Unlike some other crypto exchanges such as Binance, Bittrex or Poloniex, Gemini focuses on providing a streamlined and intuitive crypto buying and selling experience for its users instead of an environment designed for active trading. It’s comparable to Coinbase in its beginner-friendly nature and its focus on buy-and-hold investment strategies.
Gemini is also one of the few exchanges to be awarded a BitLicense, which is required to operate an exchange in the state of New York. This exposes Gemini to a potential market of over 19 million people that not all of its competitors have access to.
By natively supporting Gemini with Samsung’s existing cold storage wallets, the two companies are making it exceedingly easy for new blood to enter the crypto space and safely secure funds in cold storage. Jeanine Hightower-Sellitto, managing director of operations at Gemini, said:
“For millions of Samsung users across the U.S. and Canada, being able to store crypto directly on their phones lowers another barrier to entry.”

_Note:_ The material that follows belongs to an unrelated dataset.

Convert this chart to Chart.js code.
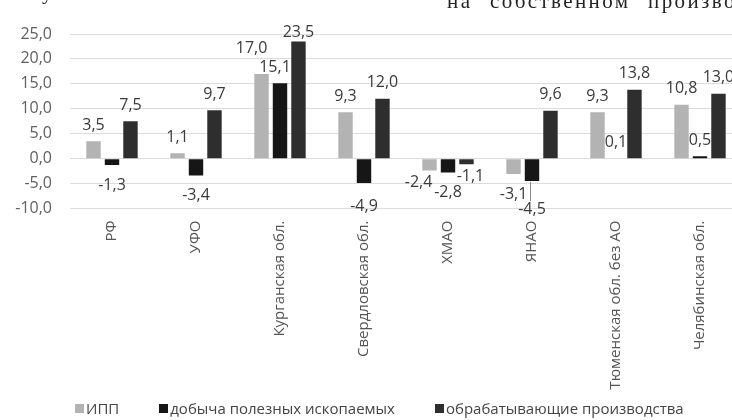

While this alone likely won’t be enough to completely change the landscape of cryptocurrency, it sets the stage for other groundbreaking developments yet to come.
Although Samsung Pay continues to lag behind Apple Pay in market share, it still maintains a sizable user base that is expected to hit 100 million users this year. While Samsung Blockchain Wallet doesn’t currently integrate with Samsung Pay, it seems to be just a small step away from allowing Galaxy owners to exchange fiat for tokens, or vice versa, on Gemini and then immediately use them for everyday purchases.
With Samsung Pay so deeply integrated into the daily life of several Asian countries, the impacts of a development like this could be truly massive. Although such an integration is purely speculative at this point, the combined forces of Samsung and Gemini do seem to show that the future is bright for crypto.
Indeed, regardless of whether this recent partnership has an impact, it’s clear that blockchain and similar cryptographic technologies are here to stay. From cryptocurrency to DApps, these technologies are poised to change the world.
While the vision of cryptocurrency as a truly global currency is still far off in the future, these recent developments are drawing us ever closer.